* start INPUT FOR THIS TASK *

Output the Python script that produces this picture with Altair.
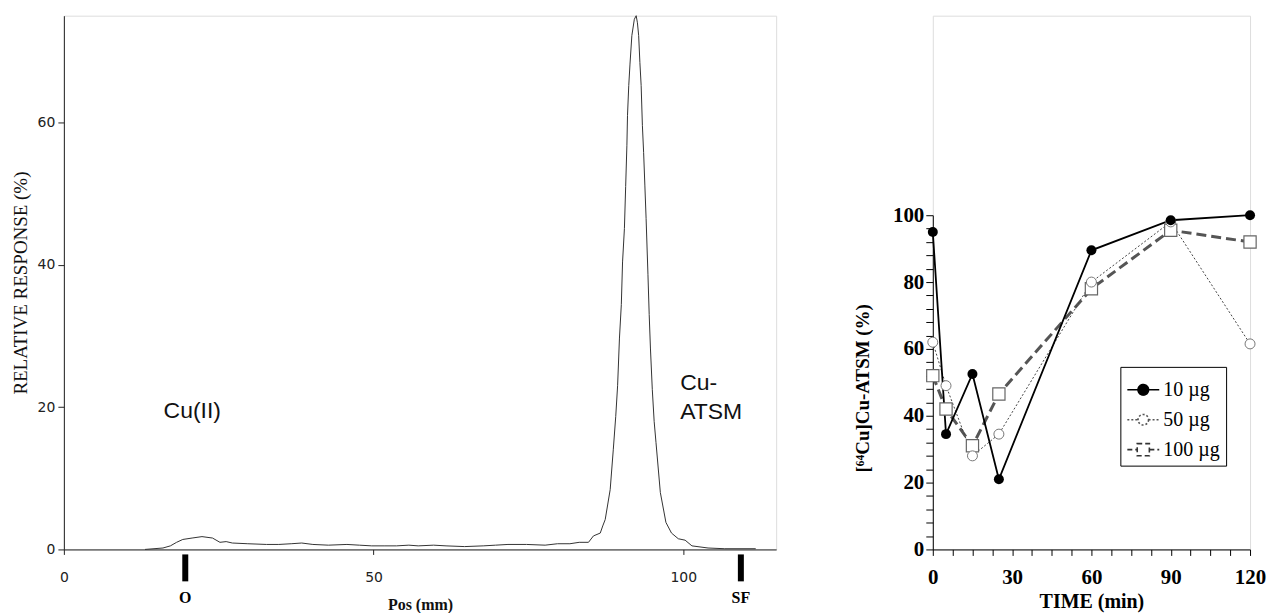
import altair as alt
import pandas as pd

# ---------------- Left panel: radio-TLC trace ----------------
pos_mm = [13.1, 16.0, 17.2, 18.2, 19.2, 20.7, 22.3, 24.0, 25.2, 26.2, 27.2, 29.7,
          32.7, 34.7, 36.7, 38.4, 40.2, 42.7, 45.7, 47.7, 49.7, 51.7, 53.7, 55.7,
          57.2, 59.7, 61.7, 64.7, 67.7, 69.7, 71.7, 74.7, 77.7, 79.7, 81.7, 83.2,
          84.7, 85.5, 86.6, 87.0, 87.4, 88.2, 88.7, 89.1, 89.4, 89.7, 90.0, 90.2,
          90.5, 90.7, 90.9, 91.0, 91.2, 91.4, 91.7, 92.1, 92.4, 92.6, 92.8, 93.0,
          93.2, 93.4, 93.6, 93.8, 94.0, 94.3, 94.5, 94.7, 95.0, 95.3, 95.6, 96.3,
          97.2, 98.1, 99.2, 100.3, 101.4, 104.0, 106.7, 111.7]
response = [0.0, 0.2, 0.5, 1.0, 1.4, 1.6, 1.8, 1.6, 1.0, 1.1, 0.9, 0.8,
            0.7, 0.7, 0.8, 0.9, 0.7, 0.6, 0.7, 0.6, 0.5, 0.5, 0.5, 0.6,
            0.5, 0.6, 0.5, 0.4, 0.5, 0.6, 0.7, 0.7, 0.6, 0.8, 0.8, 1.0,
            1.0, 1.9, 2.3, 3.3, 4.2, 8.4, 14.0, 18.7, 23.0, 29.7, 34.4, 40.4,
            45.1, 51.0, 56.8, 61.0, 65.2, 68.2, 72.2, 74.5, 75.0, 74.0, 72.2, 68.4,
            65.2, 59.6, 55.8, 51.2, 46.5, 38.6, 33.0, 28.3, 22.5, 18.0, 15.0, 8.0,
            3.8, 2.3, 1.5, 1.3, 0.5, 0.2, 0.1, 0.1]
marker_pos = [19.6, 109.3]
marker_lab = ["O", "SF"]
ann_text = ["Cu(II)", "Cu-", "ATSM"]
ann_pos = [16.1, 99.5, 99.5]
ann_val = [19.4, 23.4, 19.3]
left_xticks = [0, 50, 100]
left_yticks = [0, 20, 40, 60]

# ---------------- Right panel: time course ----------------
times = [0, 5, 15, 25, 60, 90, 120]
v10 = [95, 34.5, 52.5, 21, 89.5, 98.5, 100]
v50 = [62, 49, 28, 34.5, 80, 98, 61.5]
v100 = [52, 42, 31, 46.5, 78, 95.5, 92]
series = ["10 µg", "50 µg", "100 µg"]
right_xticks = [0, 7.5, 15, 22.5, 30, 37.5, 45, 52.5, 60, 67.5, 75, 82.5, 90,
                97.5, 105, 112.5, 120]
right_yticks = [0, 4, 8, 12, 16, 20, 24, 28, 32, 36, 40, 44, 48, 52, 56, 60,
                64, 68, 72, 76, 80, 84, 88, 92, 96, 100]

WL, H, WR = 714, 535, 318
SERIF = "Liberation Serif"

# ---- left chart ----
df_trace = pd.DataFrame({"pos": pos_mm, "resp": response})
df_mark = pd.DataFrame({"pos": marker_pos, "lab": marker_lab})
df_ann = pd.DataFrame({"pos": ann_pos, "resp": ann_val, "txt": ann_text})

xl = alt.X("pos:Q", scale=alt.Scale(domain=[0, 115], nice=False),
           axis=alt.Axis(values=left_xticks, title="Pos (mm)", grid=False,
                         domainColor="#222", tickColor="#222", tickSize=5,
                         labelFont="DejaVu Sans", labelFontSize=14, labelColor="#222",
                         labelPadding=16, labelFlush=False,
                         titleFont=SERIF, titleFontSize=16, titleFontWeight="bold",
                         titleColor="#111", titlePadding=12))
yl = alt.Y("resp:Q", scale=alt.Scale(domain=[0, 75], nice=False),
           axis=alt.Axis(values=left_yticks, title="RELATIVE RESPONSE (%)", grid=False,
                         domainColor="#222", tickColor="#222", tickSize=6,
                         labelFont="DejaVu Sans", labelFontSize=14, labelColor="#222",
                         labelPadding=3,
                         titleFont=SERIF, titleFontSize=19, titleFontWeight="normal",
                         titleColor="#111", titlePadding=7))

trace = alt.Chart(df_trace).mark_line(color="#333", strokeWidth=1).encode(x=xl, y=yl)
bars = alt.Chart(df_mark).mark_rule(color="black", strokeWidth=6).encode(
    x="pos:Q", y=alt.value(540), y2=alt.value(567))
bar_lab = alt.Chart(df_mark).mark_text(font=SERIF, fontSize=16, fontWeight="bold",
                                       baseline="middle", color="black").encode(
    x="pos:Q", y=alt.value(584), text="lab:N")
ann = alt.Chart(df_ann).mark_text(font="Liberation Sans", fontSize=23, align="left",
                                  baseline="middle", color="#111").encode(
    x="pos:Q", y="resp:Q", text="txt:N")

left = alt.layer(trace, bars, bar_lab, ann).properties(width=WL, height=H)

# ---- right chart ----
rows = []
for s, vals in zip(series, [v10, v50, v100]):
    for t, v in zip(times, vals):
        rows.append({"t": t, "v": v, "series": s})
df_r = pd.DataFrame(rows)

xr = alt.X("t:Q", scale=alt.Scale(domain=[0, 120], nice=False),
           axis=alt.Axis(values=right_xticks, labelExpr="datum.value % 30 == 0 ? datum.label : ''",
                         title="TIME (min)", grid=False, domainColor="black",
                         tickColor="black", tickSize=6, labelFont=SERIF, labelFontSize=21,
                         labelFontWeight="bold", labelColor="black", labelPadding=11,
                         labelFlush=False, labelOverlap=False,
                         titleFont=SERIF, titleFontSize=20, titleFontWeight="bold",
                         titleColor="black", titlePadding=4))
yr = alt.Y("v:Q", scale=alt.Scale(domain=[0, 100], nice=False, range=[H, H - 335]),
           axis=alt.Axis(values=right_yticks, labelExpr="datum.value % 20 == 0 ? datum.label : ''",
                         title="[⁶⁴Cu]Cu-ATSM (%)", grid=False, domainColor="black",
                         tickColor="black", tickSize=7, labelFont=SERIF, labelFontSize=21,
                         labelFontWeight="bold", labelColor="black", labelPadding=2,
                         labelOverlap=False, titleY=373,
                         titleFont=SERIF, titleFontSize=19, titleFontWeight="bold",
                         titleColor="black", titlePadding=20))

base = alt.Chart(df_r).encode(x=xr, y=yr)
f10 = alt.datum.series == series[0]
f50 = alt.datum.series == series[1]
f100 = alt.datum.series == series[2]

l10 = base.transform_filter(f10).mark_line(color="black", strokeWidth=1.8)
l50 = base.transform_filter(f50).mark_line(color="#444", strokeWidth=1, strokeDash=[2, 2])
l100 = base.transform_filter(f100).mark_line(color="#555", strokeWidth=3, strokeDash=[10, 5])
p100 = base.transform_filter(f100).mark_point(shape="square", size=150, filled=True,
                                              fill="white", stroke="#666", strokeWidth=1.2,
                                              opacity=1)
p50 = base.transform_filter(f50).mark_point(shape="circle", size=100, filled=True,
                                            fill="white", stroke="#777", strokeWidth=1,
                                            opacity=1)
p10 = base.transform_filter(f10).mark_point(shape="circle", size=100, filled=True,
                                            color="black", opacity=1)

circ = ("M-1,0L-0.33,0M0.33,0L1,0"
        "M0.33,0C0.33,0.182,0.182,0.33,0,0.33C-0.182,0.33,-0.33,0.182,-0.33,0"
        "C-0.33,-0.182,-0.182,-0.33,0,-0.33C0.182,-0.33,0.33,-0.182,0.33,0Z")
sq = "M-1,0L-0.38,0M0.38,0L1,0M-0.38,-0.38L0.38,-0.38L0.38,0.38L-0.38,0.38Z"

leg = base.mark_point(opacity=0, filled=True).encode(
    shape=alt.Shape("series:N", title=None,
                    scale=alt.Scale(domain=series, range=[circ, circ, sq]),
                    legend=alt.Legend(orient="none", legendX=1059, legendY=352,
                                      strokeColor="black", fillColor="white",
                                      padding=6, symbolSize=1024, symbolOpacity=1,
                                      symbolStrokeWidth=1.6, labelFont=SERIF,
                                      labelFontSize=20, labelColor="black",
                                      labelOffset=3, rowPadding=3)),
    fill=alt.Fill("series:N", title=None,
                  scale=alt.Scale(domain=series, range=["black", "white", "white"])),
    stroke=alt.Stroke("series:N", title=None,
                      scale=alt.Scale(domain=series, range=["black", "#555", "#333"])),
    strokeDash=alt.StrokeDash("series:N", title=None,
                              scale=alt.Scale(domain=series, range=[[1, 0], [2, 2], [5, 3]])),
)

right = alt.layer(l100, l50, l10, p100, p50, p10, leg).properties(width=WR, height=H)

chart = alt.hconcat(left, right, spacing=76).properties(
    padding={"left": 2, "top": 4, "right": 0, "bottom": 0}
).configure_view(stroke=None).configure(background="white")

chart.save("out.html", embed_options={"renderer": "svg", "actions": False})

* end INPUT FOR THIS TASK *
* start INPUT FOR THIS TASK *

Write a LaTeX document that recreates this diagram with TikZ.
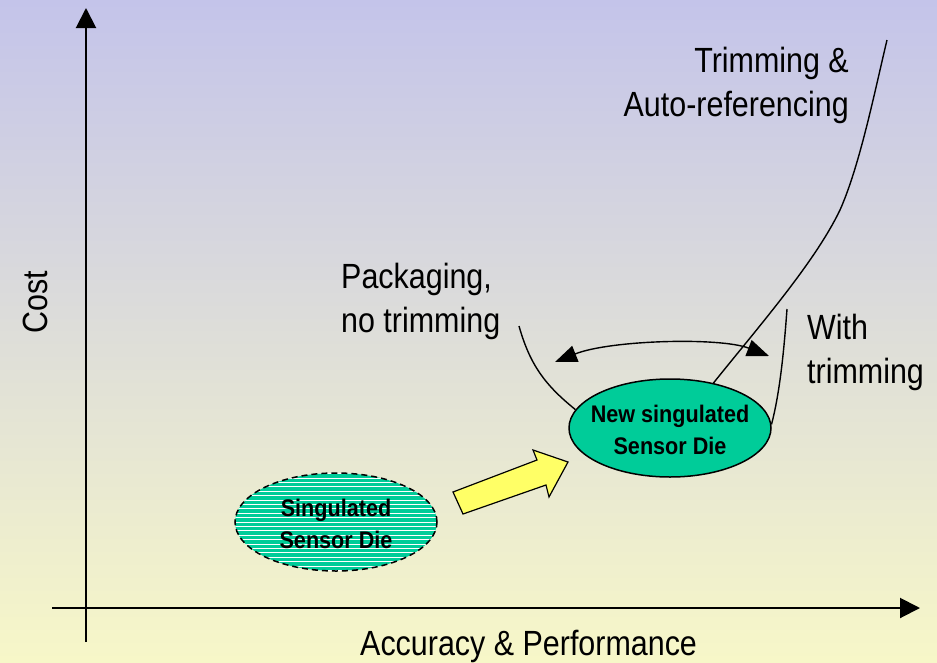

* end INPUT FOR THIS TASK *

**GOAL:**
Leave out the pictures and quote exactly the lines from the one where "Output the Python" appears to the one where "import pandas as pd" appears, both ends counted.

**WORKED ANSWER:**
Output the Python script that produces this picture with Altair.
import altair as alt
import pandas as pd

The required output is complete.